--- Begin ---
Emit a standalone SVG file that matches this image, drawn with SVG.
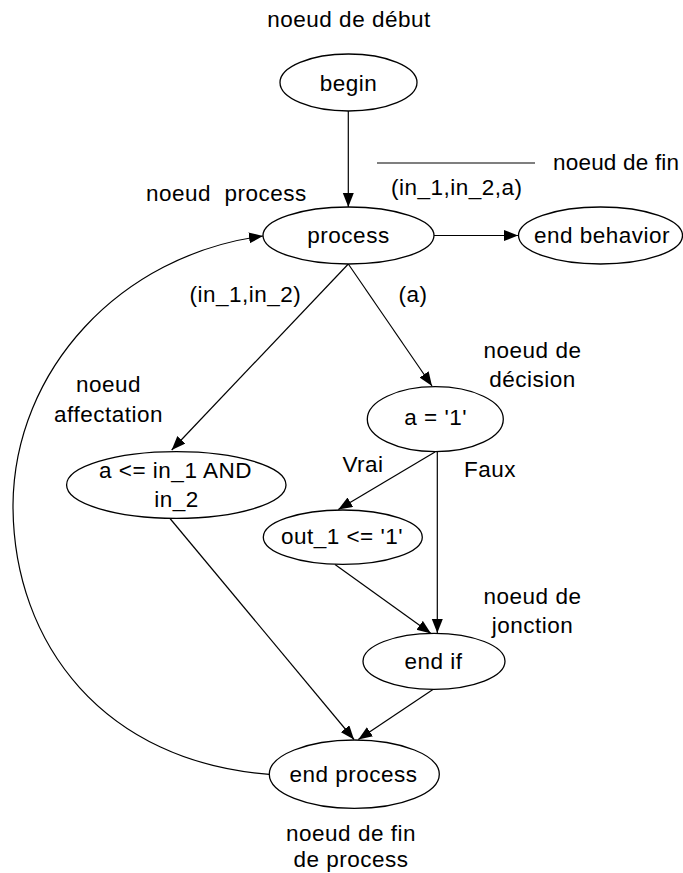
<svg xmlns="http://www.w3.org/2000/svg" width="683" height="873" viewBox="0 0 683 873">
<style>
text{font-family:"Liberation Sans",Arial,sans-serif;font-size:22.5px;letter-spacing:0.5px;fill:#000}
.c{text-anchor:middle}
.n ellipse{fill:#fff;stroke:#000;stroke-width:1.3}
.e path,.e line{fill:none;stroke:#000;stroke-width:1.2}
</style>
<defs>
<marker id="ah" markerUnits="userSpaceOnUse" markerWidth="15" markerHeight="12" refX="14" refY="5.5" orient="auto">
<path d="M0,0 L14,5.5 L0,11 z" fill="#000"/>
</marker>
</defs>
<g id="annotations">
<text class="c" x="349" y="27">noeud de début</text>
<line x1="377" y1="163" x2="535" y2="163" stroke="#000" stroke-width="1.2"/>
<text x="553" y="170" style="letter-spacing:0.2px">noeud de fin</text>
<text x="146" y="201" style="white-space:pre">noeud  process</text>
<text class="c" x="532.5" y="358">noeud de</text>
<text class="c" x="532.5" y="386.5">décision</text>
<text class="c" x="108.5" y="391.5">noeud</text>
<text class="c" x="108.5" y="421.5">affectation</text>
<text class="c" x="532.5" y="604">noeud de</text>
<text class="c" x="532.5" y="633">jonction</text>
<text class="c" x="351" y="840.5">noeud de fin</text>
<text class="c" x="351" y="866.5">de process</text>
</g>
<g id="connectors" class="e">
<line x1="348.3" y1="111" x2="348.3" y2="207" marker-end="url(#ah)"/>
<line x1="434" y1="235.5" x2="518" y2="235.5" marker-end="url(#ah)"/>
<line x1="348.3" y1="264" x2="171.7" y2="450" marker-end="url(#ah)"/>
<line x1="348.3" y1="264" x2="432" y2="386" marker-end="url(#ah)"/>
<line x1="435" y1="452" x2="338.3" y2="509.5" marker-end="url(#ah)"/>
<line x1="437.3" y1="452" x2="437.3" y2="633" marker-end="url(#ah)"/>
<line x1="335" y1="564.5" x2="431" y2="633.5" marker-end="url(#ah)"/>
<line x1="170" y1="518.5" x2="354" y2="739.5" marker-end="url(#ah)"/>
<line x1="433.3" y1="689.3" x2="358.3" y2="739.5" marker-end="url(#ah)"/>
<path d="M269.3,774.3 C105,762 13,645 13,505 C14,370 120,255 263,236" marker-end="url(#ah)"/>
<text x="391" y="195">(in_1,in_2,a)</text>
<text x="189.5" y="301.5">(in_1,in_2)</text>
<text x="398.5" y="301.5">(a)</text>
<text class="c" x="363" y="471.5">Vrai</text>
<text class="c" x="490" y="477.3">Faux</text>
</g>
<g id="begin" class="n">
<ellipse cx="348.5" cy="82.5" rx="68.5" ry="28.5"/>
<text class="c" x="348.5" y="90.5">begin</text>
</g>
<g id="process" class="n">
<ellipse cx="348.5" cy="235.5" rx="85.5" ry="28.5"/>
<text class="c" x="348.5" y="243">process</text>
</g>
<g id="end_behavior" class="n">
<ellipse cx="600.5" cy="235.5" rx="82" ry="28.5"/>
<text class="c" x="602" y="243">end behavior</text>
</g>
<g id="decision" class="n">
<ellipse cx="435.3" cy="419.2" rx="68" ry="32.5"/>
<text class="c" x="435.7" y="425">a = '1'</text>
</g>
<g id="affectation" class="n">
<ellipse cx="176.3" cy="485" rx="109.7" ry="33.3"/>
<text class="c" x="175.5" y="478.3">a &lt;= in_1 AND</text>
<text class="c" x="176.5" y="506.7">in_2</text>
</g>
<g id="out_1" class="n">
<ellipse cx="342.8" cy="537.2" rx="79.5" ry="27.2"/>
<text class="c" x="342" y="544">out_1 &lt;= '1'</text>
</g>
<g id="end_if" class="n">
<ellipse cx="434" cy="661.3" rx="71" ry="28"/>
<text class="c" x="433.5" y="668.5">end if</text>
</g>
<g id="end_process" class="n">
<ellipse cx="354.3" cy="774.2" rx="85" ry="34.2"/>
<text class="c" x="353.5" y="781.7">end process</text>
</g>
</svg>
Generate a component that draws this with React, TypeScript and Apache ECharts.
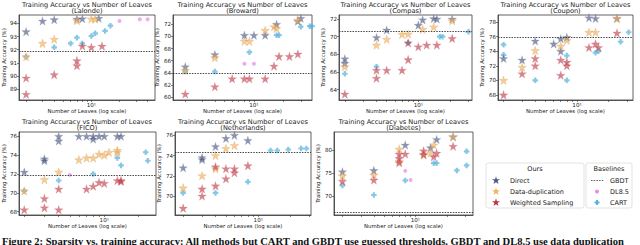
--- End ---
— WHAT IS NEEDED —
Copy each line in full and exactly, omitting any picture.

— ANSWER TO THE PROBLEM —
Emit a standalone SVG file that matches this image, drawn with SVG.
<svg xmlns="http://www.w3.org/2000/svg" width="683" height="873" viewBox="0 0 683 873">
<style>
text{font-family:"Liberation Sans",Arial,sans-serif;font-size:22.5px;letter-spacing:0.5px;fill:#000}
.c{text-anchor:middle}
.n ellipse{fill:#fff;stroke:#000;stroke-width:1.3}
.e path,.e line{fill:none;stroke:#000;stroke-width:1.2}
</style>
<defs>
<marker id="ah" markerUnits="userSpaceOnUse" markerWidth="15" markerHeight="12" refX="14" refY="5.5" orient="auto">
<path d="M0,0 L14,5.5 L0,11 z" fill="#000"/>
</marker>
</defs>
<g id="annotations">
<text class="c" x="349" y="27">noeud de début</text>
<line x1="377" y1="163" x2="535" y2="163" stroke="#000" stroke-width="1.2"/>
<text x="553" y="170" style="letter-spacing:0.2px">noeud de fin</text>
<text x="146" y="201" style="white-space:pre">noeud  process</text>
<text class="c" x="532.5" y="358">noeud de</text>
<text class="c" x="532.5" y="386.5">décision</text>
<text class="c" x="108.5" y="391.5">noeud</text>
<text class="c" x="108.5" y="421.5">affectation</text>
<text class="c" x="532.5" y="604">noeud de</text>
<text class="c" x="532.5" y="633">jonction</text>
<text class="c" x="351" y="840.5">noeud de fin</text>
<text class="c" x="351" y="866.5">de process</text>
</g>
<g id="connectors" class="e">
<line x1="348.3" y1="111" x2="348.3" y2="207" marker-end="url(#ah)"/>
<line x1="434" y1="235.5" x2="518" y2="235.5" marker-end="url(#ah)"/>
<line x1="348.3" y1="264" x2="171.7" y2="450" marker-end="url(#ah)"/>
<line x1="348.3" y1="264" x2="432" y2="386" marker-end="url(#ah)"/>
<line x1="435" y1="452" x2="338.3" y2="509.5" marker-end="url(#ah)"/>
<line x1="437.3" y1="452" x2="437.3" y2="633" marker-end="url(#ah)"/>
<line x1="335" y1="564.5" x2="431" y2="633.5" marker-end="url(#ah)"/>
<line x1="170" y1="518.5" x2="354" y2="739.5" marker-end="url(#ah)"/>
<line x1="433.3" y1="689.3" x2="358.3" y2="739.5" marker-end="url(#ah)"/>
<path d="M269.3,774.3 C105,762 13,645 13,505 C14,370 120,255 263,236" marker-end="url(#ah)"/>
<text x="391" y="195">(in_1,in_2,a)</text>
<text x="189.5" y="301.5">(in_1,in_2)</text>
<text x="398.5" y="301.5">(a)</text>
<text class="c" x="363" y="471.5">Vrai</text>
<text class="c" x="490" y="477.3">Faux</text>
</g>
<g id="begin" class="n">
<ellipse cx="348.5" cy="82.5" rx="68.5" ry="28.5"/>
<text class="c" x="348.5" y="90.5">begin</text>
</g>
<g id="process" class="n">
<ellipse cx="348.5" cy="235.5" rx="85.5" ry="28.5"/>
<text class="c" x="348.5" y="243">process</text>
</g>
<g id="end_behavior" class="n">
<ellipse cx="600.5" cy="235.5" rx="82" ry="28.5"/>
<text class="c" x="602" y="243">end behavior</text>
</g>
<g id="decision" class="n">
<ellipse cx="435.3" cy="419.2" rx="68" ry="32.5"/>
<text class="c" x="435.7" y="425">a = '1'</text>
</g>
<g id="affectation" class="n">
<ellipse cx="176.3" cy="485" rx="109.7" ry="33.3"/>
<text class="c" x="175.5" y="478.3">a &lt;= in_1 AND</text>
<text class="c" x="176.5" y="506.7">in_2</text>
</g>
<g id="out_1" class="n">
<ellipse cx="342.8" cy="537.2" rx="79.5" ry="27.2"/>
<text class="c" x="342" y="544">out_1 &lt;= '1'</text>
</g>
<g id="end_if" class="n">
<ellipse cx="434" cy="661.3" rx="71" ry="28"/>
<text class="c" x="433.5" y="668.5">end if</text>
</g>
<g id="end_process" class="n">
<ellipse cx="354.3" cy="774.2" rx="85" ry="34.2"/>
<text class="c" x="353.5" y="781.7">end process</text>
</g>
</svg>
Generate a component that draws this with React, TypeScript and Apache ECharts.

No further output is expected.